# To do
Without the pictures, return all of the material exactly as written.

<<<<

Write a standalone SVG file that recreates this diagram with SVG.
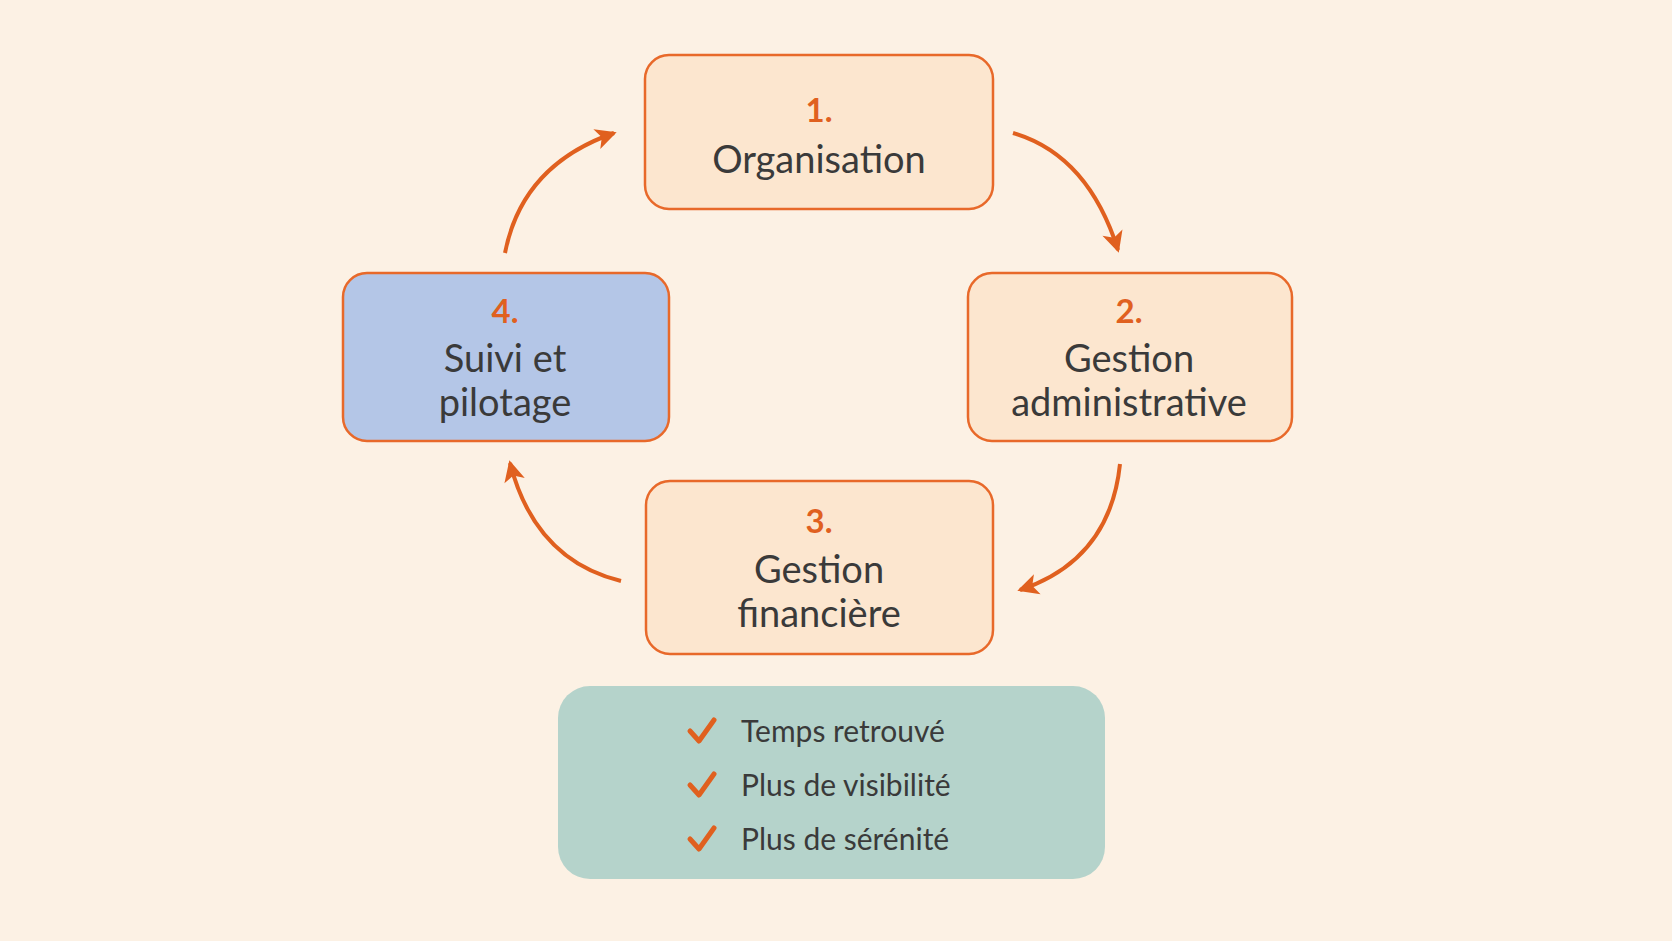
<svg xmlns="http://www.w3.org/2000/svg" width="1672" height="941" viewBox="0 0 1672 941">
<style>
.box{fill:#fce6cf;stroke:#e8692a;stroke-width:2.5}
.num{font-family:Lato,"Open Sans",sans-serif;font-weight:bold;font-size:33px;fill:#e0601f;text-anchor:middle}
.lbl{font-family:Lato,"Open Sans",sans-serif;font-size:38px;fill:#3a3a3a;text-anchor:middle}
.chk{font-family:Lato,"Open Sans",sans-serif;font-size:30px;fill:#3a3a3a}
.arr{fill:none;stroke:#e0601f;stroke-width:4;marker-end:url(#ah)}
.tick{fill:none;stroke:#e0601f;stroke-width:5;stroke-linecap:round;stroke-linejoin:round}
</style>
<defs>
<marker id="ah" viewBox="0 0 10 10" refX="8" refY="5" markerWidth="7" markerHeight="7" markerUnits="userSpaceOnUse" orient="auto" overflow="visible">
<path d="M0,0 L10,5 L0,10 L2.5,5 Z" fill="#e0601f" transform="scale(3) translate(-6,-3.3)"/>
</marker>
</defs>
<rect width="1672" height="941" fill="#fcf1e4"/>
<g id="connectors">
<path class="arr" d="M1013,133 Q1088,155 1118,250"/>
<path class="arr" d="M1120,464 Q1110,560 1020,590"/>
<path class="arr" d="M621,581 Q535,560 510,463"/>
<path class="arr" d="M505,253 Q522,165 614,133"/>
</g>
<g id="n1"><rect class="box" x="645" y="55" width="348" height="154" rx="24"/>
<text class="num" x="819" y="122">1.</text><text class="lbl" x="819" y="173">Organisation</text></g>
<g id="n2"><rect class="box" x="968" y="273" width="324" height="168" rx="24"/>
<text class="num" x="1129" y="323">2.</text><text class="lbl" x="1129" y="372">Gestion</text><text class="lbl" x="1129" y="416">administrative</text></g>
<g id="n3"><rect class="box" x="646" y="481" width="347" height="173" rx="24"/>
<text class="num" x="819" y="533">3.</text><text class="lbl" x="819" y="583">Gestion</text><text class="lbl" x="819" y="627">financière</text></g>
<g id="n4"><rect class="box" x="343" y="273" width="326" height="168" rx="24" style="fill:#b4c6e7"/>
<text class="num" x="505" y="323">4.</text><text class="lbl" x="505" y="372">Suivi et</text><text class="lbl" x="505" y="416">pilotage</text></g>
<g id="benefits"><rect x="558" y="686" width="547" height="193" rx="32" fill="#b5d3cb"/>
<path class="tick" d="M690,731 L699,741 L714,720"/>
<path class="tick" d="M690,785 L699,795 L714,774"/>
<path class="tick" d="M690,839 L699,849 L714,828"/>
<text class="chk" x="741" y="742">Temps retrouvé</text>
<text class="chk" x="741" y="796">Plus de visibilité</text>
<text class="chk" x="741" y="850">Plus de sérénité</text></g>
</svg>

>>>>

# Answer for this exercise
Write a standalone SVG file that recreates this diagram with SVG.
<svg xmlns="http://www.w3.org/2000/svg" width="1672" height="941" viewBox="0 0 1672 941">
<style>
.box{fill:#fce6cf;stroke:#e8692a;stroke-width:2.5}
.num{font-family:Lato,"Open Sans",sans-serif;font-weight:bold;font-size:33px;fill:#e0601f;text-anchor:middle}
.lbl{font-family:Lato,"Open Sans",sans-serif;font-size:38px;fill:#3a3a3a;text-anchor:middle}
.chk{font-family:Lato,"Open Sans",sans-serif;font-size:30px;fill:#3a3a3a}
.arr{fill:none;stroke:#e0601f;stroke-width:4;marker-end:url(#ah)}
.tick{fill:none;stroke:#e0601f;stroke-width:5;stroke-linecap:round;stroke-linejoin:round}
</style>
<defs>
<marker id="ah" viewBox="0 0 10 10" refX="8" refY="5" markerWidth="7" markerHeight="7" markerUnits="userSpaceOnUse" orient="auto" overflow="visible">
<path d="M0,0 L10,5 L0,10 L2.5,5 Z" fill="#e0601f" transform="scale(3) translate(-6,-3.3)"/>
</marker>
</defs>
<rect width="1672" height="941" fill="#fcf1e4"/>
<g id="connectors">
<path class="arr" d="M1013,133 Q1088,155 1118,250"/>
<path class="arr" d="M1120,464 Q1110,560 1020,590"/>
<path class="arr" d="M621,581 Q535,560 510,463"/>
<path class="arr" d="M505,253 Q522,165 614,133"/>
</g>
<g id="n1"><rect class="box" x="645" y="55" width="348" height="154" rx="24"/>
<text class="num" x="819" y="122">1.</text><text class="lbl" x="819" y="173">Organisation</text></g>
<g id="n2"><rect class="box" x="968" y="273" width="324" height="168" rx="24"/>
<text class="num" x="1129" y="323">2.</text><text class="lbl" x="1129" y="372">Gestion</text><text class="lbl" x="1129" y="416">administrative</text></g>
<g id="n3"><rect class="box" x="646" y="481" width="347" height="173" rx="24"/>
<text class="num" x="819" y="533">3.</text><text class="lbl" x="819" y="583">Gestion</text><text class="lbl" x="819" y="627">financière</text></g>
<g id="n4"><rect class="box" x="343" y="273" width="326" height="168" rx="24" style="fill:#b4c6e7"/>
<text class="num" x="505" y="323">4.</text><text class="lbl" x="505" y="372">Suivi et</text><text class="lbl" x="505" y="416">pilotage</text></g>
<g id="benefits"><rect x="558" y="686" width="547" height="193" rx="32" fill="#b5d3cb"/>
<path class="tick" d="M690,731 L699,741 L714,720"/>
<path class="tick" d="M690,785 L699,795 L714,774"/>
<path class="tick" d="M690,839 L699,849 L714,828"/>
<text class="chk" x="741" y="742">Temps retrouvé</text>
<text class="chk" x="741" y="796">Plus de visibilité</text>
<text class="chk" x="741" y="850">Plus de sérénité</text></g>
</svg>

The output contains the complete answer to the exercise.